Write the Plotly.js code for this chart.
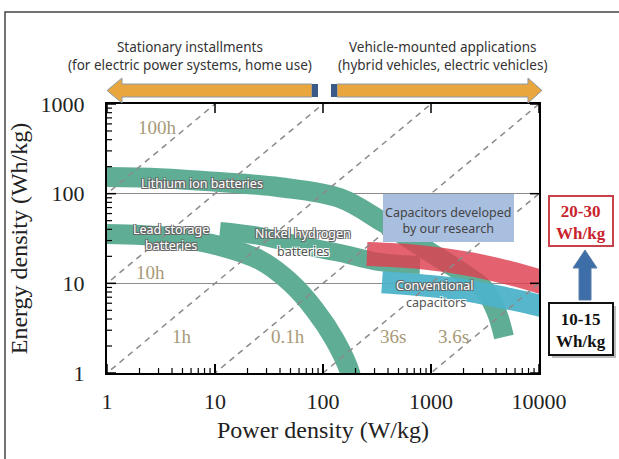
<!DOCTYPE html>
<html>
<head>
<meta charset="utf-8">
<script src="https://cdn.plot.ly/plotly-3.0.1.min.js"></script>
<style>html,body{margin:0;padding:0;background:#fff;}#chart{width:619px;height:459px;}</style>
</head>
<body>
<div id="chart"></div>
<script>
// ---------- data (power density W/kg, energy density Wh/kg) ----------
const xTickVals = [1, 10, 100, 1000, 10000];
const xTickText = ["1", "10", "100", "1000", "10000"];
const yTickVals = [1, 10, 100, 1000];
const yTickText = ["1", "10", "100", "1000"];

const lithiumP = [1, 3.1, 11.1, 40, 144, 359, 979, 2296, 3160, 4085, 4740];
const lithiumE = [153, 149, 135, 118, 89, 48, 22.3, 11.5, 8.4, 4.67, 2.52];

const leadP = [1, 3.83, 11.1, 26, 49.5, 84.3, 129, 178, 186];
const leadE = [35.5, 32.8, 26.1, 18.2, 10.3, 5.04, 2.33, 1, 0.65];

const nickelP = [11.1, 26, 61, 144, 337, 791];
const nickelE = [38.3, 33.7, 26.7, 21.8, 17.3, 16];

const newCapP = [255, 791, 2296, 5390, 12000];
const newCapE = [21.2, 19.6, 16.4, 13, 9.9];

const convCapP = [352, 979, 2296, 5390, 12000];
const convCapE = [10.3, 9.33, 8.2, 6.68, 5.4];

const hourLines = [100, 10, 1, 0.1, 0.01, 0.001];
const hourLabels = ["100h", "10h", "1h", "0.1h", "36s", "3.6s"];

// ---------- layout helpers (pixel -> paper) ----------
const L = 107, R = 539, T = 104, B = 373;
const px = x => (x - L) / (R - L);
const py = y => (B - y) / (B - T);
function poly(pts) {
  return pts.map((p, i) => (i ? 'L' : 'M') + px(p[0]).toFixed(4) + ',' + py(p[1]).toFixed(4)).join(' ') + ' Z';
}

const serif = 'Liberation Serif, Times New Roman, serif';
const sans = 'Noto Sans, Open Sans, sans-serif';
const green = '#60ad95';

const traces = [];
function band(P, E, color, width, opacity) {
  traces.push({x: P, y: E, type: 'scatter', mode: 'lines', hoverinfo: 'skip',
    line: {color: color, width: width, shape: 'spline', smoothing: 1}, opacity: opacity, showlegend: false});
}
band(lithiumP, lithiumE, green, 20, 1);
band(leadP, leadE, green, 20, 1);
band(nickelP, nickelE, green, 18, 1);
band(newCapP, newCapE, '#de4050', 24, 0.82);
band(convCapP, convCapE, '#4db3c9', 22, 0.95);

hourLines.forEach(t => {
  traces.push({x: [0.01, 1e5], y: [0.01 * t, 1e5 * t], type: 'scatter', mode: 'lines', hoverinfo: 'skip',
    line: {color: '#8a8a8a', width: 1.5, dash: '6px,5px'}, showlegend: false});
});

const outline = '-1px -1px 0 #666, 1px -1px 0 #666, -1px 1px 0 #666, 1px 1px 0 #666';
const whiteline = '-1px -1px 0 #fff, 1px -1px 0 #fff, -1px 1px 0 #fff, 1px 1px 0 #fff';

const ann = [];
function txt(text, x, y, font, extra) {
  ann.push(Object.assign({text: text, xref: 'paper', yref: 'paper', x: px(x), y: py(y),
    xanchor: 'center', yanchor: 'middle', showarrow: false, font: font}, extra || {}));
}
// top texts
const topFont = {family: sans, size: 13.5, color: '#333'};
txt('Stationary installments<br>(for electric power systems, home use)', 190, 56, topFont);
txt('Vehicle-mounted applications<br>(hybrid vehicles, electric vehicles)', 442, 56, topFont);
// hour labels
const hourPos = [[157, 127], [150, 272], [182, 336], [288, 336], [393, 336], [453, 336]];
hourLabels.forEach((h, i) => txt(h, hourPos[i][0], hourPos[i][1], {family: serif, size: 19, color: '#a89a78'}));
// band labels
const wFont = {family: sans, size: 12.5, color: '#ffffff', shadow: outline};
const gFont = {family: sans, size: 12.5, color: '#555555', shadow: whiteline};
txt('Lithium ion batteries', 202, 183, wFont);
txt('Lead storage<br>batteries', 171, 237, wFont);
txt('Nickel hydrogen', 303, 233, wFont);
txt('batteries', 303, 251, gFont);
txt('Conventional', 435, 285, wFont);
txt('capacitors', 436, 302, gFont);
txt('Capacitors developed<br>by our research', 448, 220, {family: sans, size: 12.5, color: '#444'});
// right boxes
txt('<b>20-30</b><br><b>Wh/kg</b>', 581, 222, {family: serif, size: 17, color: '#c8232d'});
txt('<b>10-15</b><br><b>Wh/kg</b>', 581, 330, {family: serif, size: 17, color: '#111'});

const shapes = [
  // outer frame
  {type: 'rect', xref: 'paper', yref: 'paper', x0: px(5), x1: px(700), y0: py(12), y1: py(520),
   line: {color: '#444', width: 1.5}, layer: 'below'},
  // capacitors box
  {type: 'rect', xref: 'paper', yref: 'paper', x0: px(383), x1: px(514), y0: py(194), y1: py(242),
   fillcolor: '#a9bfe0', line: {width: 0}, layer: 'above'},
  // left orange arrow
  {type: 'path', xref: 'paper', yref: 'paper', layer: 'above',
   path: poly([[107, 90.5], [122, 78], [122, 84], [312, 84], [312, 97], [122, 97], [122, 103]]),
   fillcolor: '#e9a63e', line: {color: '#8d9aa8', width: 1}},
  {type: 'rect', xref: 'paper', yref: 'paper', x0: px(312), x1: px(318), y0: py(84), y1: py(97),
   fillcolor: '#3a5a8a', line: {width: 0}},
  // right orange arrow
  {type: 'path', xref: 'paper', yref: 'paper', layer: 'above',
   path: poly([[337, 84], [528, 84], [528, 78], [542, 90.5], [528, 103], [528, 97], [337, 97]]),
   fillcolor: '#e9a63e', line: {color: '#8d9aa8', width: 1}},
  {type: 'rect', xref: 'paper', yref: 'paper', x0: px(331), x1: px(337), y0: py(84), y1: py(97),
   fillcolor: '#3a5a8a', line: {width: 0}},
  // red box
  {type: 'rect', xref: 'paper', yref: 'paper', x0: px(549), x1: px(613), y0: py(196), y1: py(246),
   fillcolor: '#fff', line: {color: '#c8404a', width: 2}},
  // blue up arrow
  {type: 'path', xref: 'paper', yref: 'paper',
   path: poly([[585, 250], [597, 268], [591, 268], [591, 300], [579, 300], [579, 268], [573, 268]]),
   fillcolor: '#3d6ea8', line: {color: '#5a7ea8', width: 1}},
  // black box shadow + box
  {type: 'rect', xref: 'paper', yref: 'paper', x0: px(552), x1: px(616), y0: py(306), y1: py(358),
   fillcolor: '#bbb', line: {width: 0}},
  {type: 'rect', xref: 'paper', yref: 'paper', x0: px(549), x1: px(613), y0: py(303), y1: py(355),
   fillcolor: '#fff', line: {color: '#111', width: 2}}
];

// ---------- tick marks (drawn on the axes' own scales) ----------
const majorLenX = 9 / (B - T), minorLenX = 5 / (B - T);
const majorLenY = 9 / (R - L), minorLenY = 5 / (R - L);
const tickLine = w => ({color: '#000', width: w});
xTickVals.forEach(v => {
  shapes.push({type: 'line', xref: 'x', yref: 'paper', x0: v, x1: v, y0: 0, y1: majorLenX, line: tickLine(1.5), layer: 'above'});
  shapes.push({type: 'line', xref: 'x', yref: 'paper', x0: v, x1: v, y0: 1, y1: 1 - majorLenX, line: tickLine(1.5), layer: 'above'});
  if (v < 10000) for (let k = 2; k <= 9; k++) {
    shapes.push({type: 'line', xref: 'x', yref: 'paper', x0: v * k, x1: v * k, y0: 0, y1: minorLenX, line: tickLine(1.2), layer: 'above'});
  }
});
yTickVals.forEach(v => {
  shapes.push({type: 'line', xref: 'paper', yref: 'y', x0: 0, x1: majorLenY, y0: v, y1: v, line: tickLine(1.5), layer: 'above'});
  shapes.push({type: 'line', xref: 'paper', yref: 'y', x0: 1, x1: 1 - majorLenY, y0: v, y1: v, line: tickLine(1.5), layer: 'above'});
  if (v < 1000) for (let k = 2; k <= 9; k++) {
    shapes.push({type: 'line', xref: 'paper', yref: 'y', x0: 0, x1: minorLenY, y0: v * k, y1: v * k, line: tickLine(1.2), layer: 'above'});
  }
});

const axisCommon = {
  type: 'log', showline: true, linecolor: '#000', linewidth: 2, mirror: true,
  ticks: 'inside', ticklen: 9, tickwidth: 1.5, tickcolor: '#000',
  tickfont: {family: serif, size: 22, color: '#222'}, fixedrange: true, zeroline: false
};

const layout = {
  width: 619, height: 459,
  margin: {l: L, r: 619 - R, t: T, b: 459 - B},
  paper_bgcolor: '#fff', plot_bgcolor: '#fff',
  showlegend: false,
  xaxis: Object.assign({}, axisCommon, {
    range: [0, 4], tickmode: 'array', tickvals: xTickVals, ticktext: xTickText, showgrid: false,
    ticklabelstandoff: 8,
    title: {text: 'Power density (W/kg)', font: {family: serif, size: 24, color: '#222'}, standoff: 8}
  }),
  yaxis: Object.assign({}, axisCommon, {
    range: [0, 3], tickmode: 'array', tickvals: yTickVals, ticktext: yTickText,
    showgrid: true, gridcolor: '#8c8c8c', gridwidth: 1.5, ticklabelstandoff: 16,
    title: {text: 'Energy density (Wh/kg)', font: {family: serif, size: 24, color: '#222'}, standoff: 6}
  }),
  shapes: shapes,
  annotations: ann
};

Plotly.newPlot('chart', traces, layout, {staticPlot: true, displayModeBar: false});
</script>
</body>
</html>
==================================================
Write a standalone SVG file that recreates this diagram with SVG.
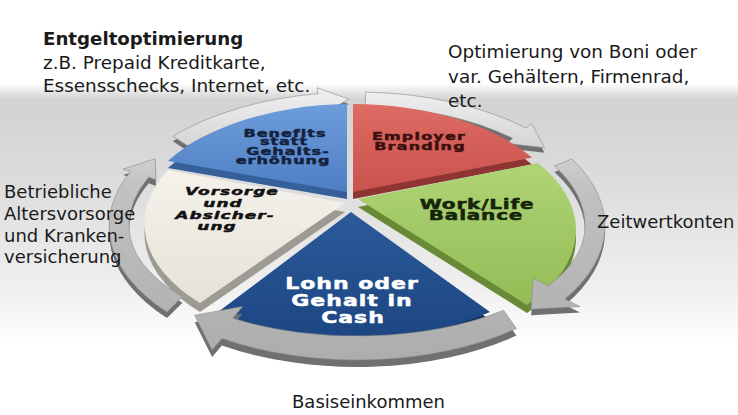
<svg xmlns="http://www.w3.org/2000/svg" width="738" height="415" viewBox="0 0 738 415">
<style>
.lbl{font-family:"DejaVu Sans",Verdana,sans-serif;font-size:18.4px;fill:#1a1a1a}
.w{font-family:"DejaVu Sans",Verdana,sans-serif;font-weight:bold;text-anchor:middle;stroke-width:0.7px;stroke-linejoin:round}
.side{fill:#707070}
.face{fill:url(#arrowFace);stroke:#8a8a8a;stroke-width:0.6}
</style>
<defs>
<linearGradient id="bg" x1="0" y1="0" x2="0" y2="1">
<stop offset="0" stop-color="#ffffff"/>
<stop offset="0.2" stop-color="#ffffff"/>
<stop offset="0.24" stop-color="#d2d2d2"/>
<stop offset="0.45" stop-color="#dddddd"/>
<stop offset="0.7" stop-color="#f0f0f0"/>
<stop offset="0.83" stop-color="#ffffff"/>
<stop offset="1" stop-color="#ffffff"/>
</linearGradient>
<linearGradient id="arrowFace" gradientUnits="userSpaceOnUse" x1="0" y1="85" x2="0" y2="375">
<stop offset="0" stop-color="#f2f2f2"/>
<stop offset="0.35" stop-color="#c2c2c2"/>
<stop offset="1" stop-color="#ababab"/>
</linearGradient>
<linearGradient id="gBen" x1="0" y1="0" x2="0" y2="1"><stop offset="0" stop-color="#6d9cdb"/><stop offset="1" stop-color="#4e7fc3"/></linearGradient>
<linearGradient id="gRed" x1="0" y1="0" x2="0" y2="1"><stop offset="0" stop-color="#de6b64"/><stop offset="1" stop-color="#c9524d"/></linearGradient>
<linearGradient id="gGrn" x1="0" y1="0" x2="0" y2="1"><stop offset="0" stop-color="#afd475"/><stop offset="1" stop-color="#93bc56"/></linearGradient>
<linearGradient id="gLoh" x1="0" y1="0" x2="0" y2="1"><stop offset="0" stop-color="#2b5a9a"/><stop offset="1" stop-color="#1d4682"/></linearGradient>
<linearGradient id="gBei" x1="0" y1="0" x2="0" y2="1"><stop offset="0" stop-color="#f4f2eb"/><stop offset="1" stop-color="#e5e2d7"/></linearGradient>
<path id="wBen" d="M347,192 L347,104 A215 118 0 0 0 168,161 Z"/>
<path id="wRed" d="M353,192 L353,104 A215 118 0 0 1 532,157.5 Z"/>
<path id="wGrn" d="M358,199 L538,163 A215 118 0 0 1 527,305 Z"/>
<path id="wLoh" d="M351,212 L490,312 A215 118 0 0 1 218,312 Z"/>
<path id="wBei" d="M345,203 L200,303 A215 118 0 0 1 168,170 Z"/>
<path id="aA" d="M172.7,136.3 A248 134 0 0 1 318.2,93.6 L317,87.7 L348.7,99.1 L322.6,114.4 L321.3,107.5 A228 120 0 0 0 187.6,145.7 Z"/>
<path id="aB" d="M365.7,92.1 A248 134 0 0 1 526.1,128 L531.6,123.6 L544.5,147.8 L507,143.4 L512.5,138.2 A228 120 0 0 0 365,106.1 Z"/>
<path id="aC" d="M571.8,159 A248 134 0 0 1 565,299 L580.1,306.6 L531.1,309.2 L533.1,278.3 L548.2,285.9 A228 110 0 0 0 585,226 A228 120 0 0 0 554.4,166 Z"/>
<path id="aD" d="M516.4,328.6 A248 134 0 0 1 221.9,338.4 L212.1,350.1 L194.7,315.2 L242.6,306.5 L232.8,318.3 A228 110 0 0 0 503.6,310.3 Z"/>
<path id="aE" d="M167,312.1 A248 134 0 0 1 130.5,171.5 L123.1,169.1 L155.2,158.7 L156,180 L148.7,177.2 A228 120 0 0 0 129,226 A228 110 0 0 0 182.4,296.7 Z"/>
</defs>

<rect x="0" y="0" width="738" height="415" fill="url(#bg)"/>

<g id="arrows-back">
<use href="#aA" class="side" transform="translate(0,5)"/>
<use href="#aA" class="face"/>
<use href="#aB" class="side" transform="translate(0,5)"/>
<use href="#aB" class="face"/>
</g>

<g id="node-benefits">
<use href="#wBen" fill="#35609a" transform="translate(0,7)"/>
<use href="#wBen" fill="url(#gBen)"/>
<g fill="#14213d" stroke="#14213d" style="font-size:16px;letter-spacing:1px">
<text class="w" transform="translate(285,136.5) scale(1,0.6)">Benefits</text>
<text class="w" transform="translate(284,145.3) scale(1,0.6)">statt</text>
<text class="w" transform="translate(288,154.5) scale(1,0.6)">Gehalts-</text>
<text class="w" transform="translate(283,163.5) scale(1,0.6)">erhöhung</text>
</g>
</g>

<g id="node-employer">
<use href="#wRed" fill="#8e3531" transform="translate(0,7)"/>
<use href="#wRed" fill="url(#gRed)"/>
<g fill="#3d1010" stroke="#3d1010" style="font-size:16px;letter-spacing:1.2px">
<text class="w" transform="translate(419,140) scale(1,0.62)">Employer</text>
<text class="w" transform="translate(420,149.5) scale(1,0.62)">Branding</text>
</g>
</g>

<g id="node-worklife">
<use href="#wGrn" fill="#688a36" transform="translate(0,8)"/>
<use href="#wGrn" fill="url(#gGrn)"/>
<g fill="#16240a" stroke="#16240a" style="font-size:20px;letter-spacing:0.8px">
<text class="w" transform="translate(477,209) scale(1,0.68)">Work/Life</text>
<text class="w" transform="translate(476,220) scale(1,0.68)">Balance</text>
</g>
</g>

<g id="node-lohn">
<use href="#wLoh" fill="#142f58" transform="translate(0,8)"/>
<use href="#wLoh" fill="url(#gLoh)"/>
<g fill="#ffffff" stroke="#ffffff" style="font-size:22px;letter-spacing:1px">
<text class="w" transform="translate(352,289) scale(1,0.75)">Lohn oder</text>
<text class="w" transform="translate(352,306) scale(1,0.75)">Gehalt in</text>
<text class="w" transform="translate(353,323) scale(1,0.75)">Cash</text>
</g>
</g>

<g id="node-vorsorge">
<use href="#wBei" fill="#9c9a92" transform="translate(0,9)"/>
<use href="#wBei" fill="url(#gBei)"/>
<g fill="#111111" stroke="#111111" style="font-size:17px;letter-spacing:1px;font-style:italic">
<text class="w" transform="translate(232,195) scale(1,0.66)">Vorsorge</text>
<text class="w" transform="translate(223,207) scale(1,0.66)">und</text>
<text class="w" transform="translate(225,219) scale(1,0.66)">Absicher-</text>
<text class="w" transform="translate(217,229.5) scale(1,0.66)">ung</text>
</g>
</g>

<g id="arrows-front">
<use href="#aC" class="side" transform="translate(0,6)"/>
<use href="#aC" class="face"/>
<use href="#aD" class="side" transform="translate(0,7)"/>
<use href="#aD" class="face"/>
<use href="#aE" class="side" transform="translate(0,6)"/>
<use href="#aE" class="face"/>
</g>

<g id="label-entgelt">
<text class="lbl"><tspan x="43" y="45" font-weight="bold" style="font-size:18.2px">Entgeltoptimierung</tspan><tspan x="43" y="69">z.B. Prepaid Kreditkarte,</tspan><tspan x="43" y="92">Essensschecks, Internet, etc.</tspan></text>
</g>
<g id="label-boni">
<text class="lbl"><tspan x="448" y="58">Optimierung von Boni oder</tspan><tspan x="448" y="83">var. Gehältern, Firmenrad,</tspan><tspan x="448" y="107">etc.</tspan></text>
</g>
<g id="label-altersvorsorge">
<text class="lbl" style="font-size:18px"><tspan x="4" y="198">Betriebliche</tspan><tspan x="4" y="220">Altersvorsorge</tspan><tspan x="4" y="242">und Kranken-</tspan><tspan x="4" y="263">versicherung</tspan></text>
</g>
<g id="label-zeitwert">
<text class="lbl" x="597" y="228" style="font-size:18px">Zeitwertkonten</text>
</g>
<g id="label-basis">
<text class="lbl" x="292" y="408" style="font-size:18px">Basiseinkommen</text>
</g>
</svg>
==================================================
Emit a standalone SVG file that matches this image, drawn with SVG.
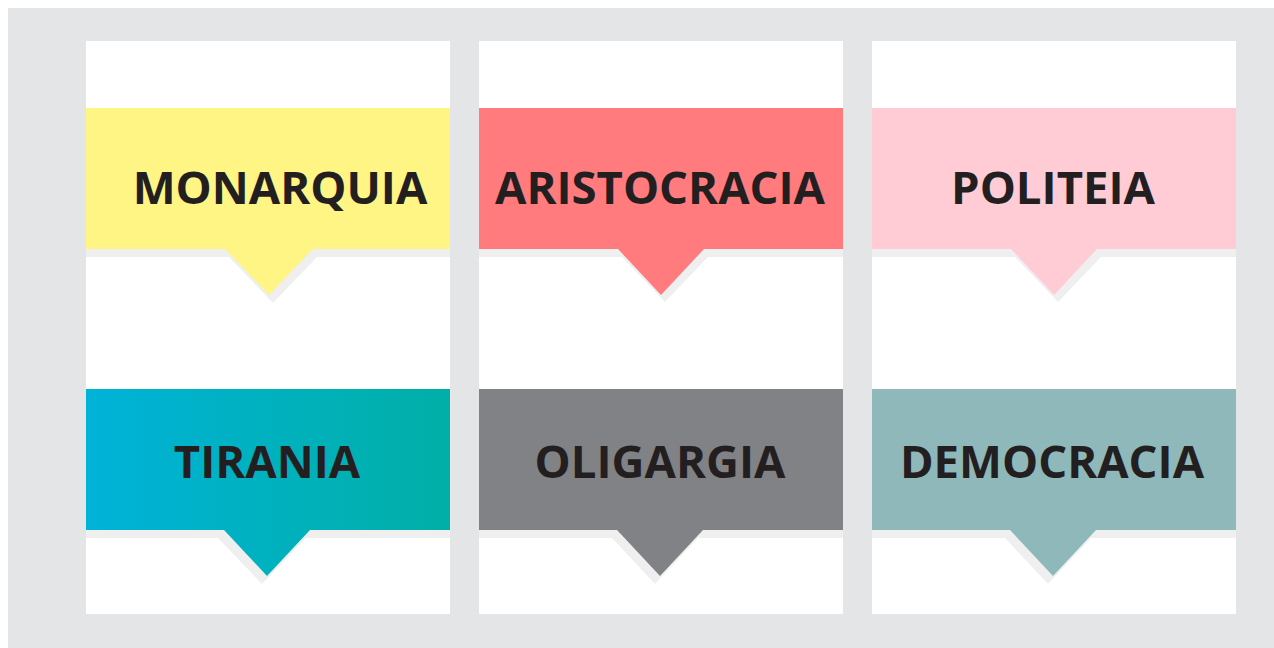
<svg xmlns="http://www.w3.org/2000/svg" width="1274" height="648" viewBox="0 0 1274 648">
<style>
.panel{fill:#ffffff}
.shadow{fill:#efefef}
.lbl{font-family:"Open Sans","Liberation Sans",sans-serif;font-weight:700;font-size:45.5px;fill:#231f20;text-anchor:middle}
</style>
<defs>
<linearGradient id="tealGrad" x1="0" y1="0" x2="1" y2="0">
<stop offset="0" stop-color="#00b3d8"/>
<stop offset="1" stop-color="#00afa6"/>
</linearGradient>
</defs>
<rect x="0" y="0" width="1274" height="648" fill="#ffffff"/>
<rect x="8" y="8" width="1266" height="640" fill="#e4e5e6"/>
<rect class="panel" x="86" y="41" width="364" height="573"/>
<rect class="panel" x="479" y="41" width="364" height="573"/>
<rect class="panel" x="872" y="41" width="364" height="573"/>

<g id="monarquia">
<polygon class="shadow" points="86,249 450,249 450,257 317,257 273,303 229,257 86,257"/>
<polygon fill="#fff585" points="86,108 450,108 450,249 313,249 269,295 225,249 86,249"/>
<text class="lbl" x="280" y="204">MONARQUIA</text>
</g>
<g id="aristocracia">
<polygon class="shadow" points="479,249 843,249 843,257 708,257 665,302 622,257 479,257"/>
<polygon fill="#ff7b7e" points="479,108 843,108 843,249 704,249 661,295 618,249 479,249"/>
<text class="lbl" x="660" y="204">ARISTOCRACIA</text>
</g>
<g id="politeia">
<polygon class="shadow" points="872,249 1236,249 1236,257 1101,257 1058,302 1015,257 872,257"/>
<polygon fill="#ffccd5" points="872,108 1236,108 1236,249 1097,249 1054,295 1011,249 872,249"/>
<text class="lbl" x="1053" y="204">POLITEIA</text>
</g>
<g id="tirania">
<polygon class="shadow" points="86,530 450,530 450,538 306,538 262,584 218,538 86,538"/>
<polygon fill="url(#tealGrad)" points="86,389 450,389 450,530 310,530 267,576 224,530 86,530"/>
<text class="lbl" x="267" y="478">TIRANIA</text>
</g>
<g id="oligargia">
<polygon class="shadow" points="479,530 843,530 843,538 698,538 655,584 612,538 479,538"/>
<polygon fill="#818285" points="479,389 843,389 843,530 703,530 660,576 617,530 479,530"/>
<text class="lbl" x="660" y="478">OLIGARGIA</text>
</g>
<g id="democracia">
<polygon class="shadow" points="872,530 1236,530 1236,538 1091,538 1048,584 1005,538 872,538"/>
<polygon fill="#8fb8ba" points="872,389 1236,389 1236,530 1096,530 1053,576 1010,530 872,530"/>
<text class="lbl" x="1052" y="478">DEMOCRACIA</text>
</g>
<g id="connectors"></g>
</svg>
==================================================
— WHAT THE EXERCISE ASKS —
Only the lines from the one with "Write the Plotly.js code for this chart." through the one with "2.33, 1, 0.65];", both included, go in the copy, exactly as written. Leave the pictures behind.

— REPLY TO THE TASK —
Write the Plotly.js code for this chart.
<!DOCTYPE html>
<html>
<head>
<meta charset="utf-8">
<script src="https://cdn.plot.ly/plotly-3.0.1.min.js"></script>
<style>html,body{margin:0;padding:0;background:#fff;}#chart{width:619px;height:459px;}</style>
</head>
<body>
<div id="chart"></div>
<script>
// ---------- data (power density W/kg, energy density Wh/kg) ----------
const xTickVals = [1, 10, 100, 1000, 10000];
const xTickText = ["1", "10", "100", "1000", "10000"];
const yTickVals = [1, 10, 100, 1000];
const yTickText = ["1", "10", "100", "1000"];

const lithiumP = [1, 3.1, 11.1, 40, 144, 359, 979, 2296, 3160, 4085, 4740];
const lithiumE = [153, 149, 135, 118, 89, 48, 22.3, 11.5, 8.4, 4.67, 2.52];

const leadP = [1, 3.83, 11.1, 26, 49.5, 84.3, 129, 178, 186];
const leadE = [35.5, 32.8, 26.1, 18.2, 10.3, 5.04, 2.33, 1, 0.65];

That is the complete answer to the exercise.